Problem to work on
Nothing outside the lines from the one containing "Give me the" down to the one containing "const myChart = echarts.init(document.getElementById('main'));" belongs in the copy; print that span exactly, both ends included, with pictures removed.

-=-=-=-=-

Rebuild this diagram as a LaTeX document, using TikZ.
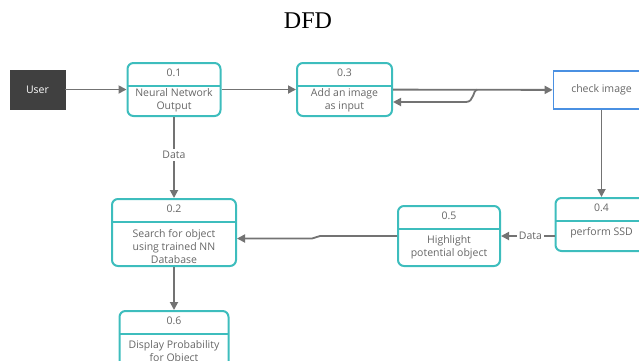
\documentclass[tikz,border=0pt]{standalone}
\usepackage{fontspec}
\setmainfont{Liberation Serif}
\newfontfamily\boxfont{Open Sans}
\usetikzlibrary{arrows.meta,calc,positioning}

\definecolor{procteal}{HTML}{3DBDBD}
\definecolor{checkblue}{HTML}{4A90E2}
\definecolor{flowgray}{HTML}{737373}
\definecolor{textgray}{HTML}{666666}
\definecolor{userdark}{HTML}{404040}

\tikzset{
    proc/.style={draw=procteal, line width=2pt, rounded corners=6pt, inner sep=0pt,
        path picture={\draw[procteal,line width=2pt]
            ([yshift=-22.5pt]path picture bounding box.north west) --
            ([yshift=-22.5pt]path picture bounding box.north east);}},
    num/.style={text=textgray, font=\boxfont\fontsize{10.5}{13}\selectfont},
    desc/.style={text=textgray, align=center, font=\boxfont\fontsize{10.5}{13}\selectfont},
    user/.style={fill=userdark, draw=userdark, text=white, minimum width=55pt, minimum height=39pt,
        font=\boxfont\fontsize{10.5}{13}\selectfont},
    check/.style={draw=checkblue, line width=1.7pt, fill=white, text=textgray, minimum width=96pt,
        minimum height=38pt, font=\boxfont\fontsize{10.5}{13}\selectfont},
    flow/.style={draw=flowgray, line width=1.8pt, -{Triangle[length=8pt,width=8pt]}},
    lbl/.style={fill=white, text=textgray, inner sep=2pt, font=\boxfont\fontsize{10.5}{13}\selectfont}
}

\begin{document}
\begin{tikzpicture}[x=1pt,y=-1pt]
    \useasboundingbox (0,0) rectangle (639,360);

    \node[font=\fontsize{24}{28}\selectfont] (title) at (308,21) {DFD};

    \node[user] (user) at (37.5,89.5) {User};
    \node[proc, minimum width=93pt, minimum height=53pt] (p1) at (174,89.5) {};
    \node[proc, minimum width=95pt, minimum height=53pt] (p3) at (344.5,89.5) {};
    \node[check] (check) at (601.5,90) {check image};
    \node[proc, minimum width=92pt, minimum height=53pt] (p4) at (601.5,224.5) {};
    \node[proc, minimum width=102pt, minimum height=60pt] (p5) at (449,236) {};
    \node[proc, minimum width=124pt, minimum height=67pt] (p2) at (174,232.5) {};
    \node[proc, minimum width=109pt, minimum height=60pt] (p6) at (174,341) {};

    % numbers and texts
    \node[num] (p1num) at ([yshift=-11.25pt]p1.north) {0.1};
    \node[desc] (p1txt) at ($(p1.south)!0.5!([yshift=-22.5pt]p1.north)$) {Neural Network\\Output};
    \node[num] (p3num) at ([yshift=-11.25pt]p3.north) {0.3};
    \node[desc] (p3txt) at ($(p3.south)!0.5!([yshift=-22.5pt]p3.north)$) {Add an image\\as input};
    \node[num] (p4num) at ([yshift=-11.25pt]p4.north) {0.4};
    \node[desc] (p4txt) at ($(p4.south)!0.6!([yshift=-22.5pt]p4.north)$) {perform SSD};
    \node[num] (p5num) at ([yshift=-11.25pt]p5.north) {0.5};
    \node[desc] (p5txt) at ($(p5.south)!0.5!([yshift=-22.5pt]p5.north)$) {Highlight\\potential object};
    \node[num] (p2num) at ([yshift=-11.25pt]p2.north) {0.2};
    \node[desc] (p2txt) at ($(p2.south)!0.45!([yshift=-22.5pt]p2.north)$) {Search for object\\using trained NN\\Database};
    \node[num] (p6num) at ([yshift=-11.25pt]p6.north) {0.6};
    \node[desc] (p6txt) at ($(p6.south)!0.5!([yshift=-22.5pt]p6.north)$) {Display Probability\\for Object};

    % flows
    \draw[flow] (user) -- (p1);
    \draw[flow] (p1) -- (p3);
    \draw[flow] (p3) -- (check);
    \coordinate (jump) at (477,89.5);
    \coordinate (ret) at (466,102);
    \draw[flow] (jump) .. controls (473,90) and (474,102) .. (ret) -- (p3.east |- ret);
    \draw[flow] (check) -- (p4);
    \draw[flow] (p4.west |- p5) -- node[lbl, pos=0.45] (data2) {Data} (p5);
    \coordinate (jog) at (312,238.5);
    \draw[flow] (p5.west) -- (320,236) -- (jog) -- (p2.east |- jog);
    \draw[flow] (p1) -- node[lbl, pos=0.47] (data1) {Data} (p2);
    \draw[flow] (p2) -- (p6);
\end{tikzpicture}
\end{document}
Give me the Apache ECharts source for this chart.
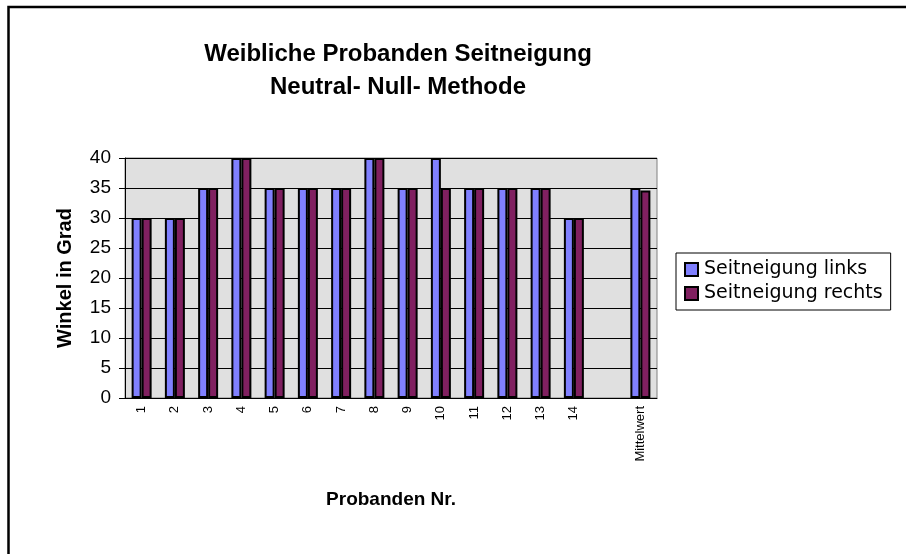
<!DOCTYPE html>
<html>
<head>
<meta charset="utf-8">
<script src="https://cdn.jsdelivr.net/npm/echarts@6/dist/echarts.min.js"></script>
<style>
  html, body { margin: 0; padding: 0; background: #fff; }
  #main { width: 906px; height: 554px; }
</style>
</head>
<body>
<div id="main"></div>
<script>
// Probanden (15. Kategorie ist leer, dann Mittelwert)
const categories = ['1', '2', '3', '4', '5', '6', '7', '8', '9', '10', '11', '12', '13', '14', '', 'Mittelwert'];
const links = [30, 30, 35, 40, 35, 35, 35, 40, 35, 40, 35, 35, 35, 30, null, 35];
const rechts = [30, 30, 35, 40, 35, 35, 35, 40, 35, 35, 35, 35, 35, 30, null, 34.6];
const yTicks = { min: 0, max: 40, step: 5 };

const myChart = echarts.init(document.getElementById('main'));

myChart.setOption({
  backgroundColor: '#fff',
  animation: false,
  // Rahmen oben/links
  graphic: [
    {
      type: 'rect',
      shape: { x: 8.5, y: 7, width: 1200, height: 1200 },
      style: { fill: 'none', stroke: '#000', lineWidth: 2.5 },
      silent: true,
    },
  ],
  title: {
    text: 'Weibliche Probanden Seitneigung\nNeutral- Null- Methode',
    left: 393,
    top: 33,
    textAlign: 'center',
    textStyle: {
      fontFamily: 'Liberation Sans, Arial',
      fontWeight: 'bold',
      fontSize: 24,
      lineHeight: 33,
      color: '#000',
    },
  },
  legend: {
    orient: 'vertical',
    left: 676,
    top: 253,
    padding: [7, 8, 7, 8],
    itemGap: 5,
    itemWidth: 13,
    itemHeight: 13,
    icon: 'rect',
    borderColor: '#000',
    borderWidth: 1,
    backgroundColor: '#fff',
    textStyle: {
      fontFamily: 'DejaVu Sans',
      fontSize: 19,
      color: '#000',
      padding: [0, 0, 0, 1],
    },
    data: ['Seitneigung links', 'Seitneigung rechts'],
  },
  grid: {
    left: 125,
    right: 249,
    top: 158,
    bottom: 156,
    show: true,
    backgroundColor: '#e0e0e0',
    borderColor: '#808080',
    borderWidth: 1,
  },
  xAxis: {
    type: 'category',
    data: categories,
    name: 'Probanden Nr.',
    nameLocation: 'middle',
    nameGap: 92,
    nameTextStyle: {
      fontFamily: 'Liberation Sans, Arial',
      fontWeight: 'bold',
      fontSize: 19,
      color: '#000',
    },
    axisLine: { lineStyle: { color: '#000', width: 1 } },
    axisTick: { length: 5, lineStyle: { color: '#000' } },
    axisLabel: {
      rotate: 90,
      interval: 0,
      margin: 8,
      fontFamily: 'Liberation Sans, Arial',
      fontSize: 13,
      color: '#000',
    },
  },
  yAxis: {
    type: 'value',
    min: yTicks.min,
    max: yTicks.max,
    interval: yTicks.step,
    name: 'Winkel in Grad',
    nameLocation: 'middle',
    nameGap: 50,
    nameRotate: 90,
    nameTextStyle: {
      fontFamily: 'Liberation Sans, Arial',
      fontWeight: 'bold',
      fontSize: 20,
      color: '#000',
    },
    axisLine: { show: true, lineStyle: { color: '#000', width: 1 } },
    axisTick: { show: true, length: 6, lineStyle: { color: '#000' } },
    axisLabel: {
      margin: 14,
      fontFamily: 'Liberation Sans, Arial',
      fontSize: 19,
      color: '#000',
    },
    splitLine: { show: true, lineStyle: { color: '#000', width: 1 } },
  },
  series: [
    {
      name: 'Seitneigung links',
      type: 'bar',
      data: links,
      barWidth: 10,
      barGap: '0%',
      itemStyle: { color: '#8080ff', borderColor: '#000', borderWidth: 2 },
    },
    {
      name: 'Seitneigung rechts',
      type: 'bar',
      data: rechts,
      barWidth: 10,
      barGap: '0%',
      itemStyle: { color: '#802060', borderColor: '#000', borderWidth: 2 },
    },
  ],
});
</script>
</body>
</html>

-=-=-=-=-

Full response
Give me the Apache ECharts source for this chart.
<!DOCTYPE html>
<html>
<head>
<meta charset="utf-8">
<script src="https://cdn.jsdelivr.net/npm/echarts@6/dist/echarts.min.js"></script>
<style>
  html, body { margin: 0; padding: 0; background: #fff; }
  #main { width: 906px; height: 554px; }
</style>
</head>
<body>
<div id="main"></div>
<script>
// Probanden (15. Kategorie ist leer, dann Mittelwert)
const categories = ['1', '2', '3', '4', '5', '6', '7', '8', '9', '10', '11', '12', '13', '14', '', 'Mittelwert'];
const links = [30, 30, 35, 40, 35, 35, 35, 40, 35, 40, 35, 35, 35, 30, null, 35];
const rechts = [30, 30, 35, 40, 35, 35, 35, 40, 35, 35, 35, 35, 35, 30, null, 34.6];
const yTicks = { min: 0, max: 40, step: 5 };

const myChart = echarts.init(document.getElementById('main'));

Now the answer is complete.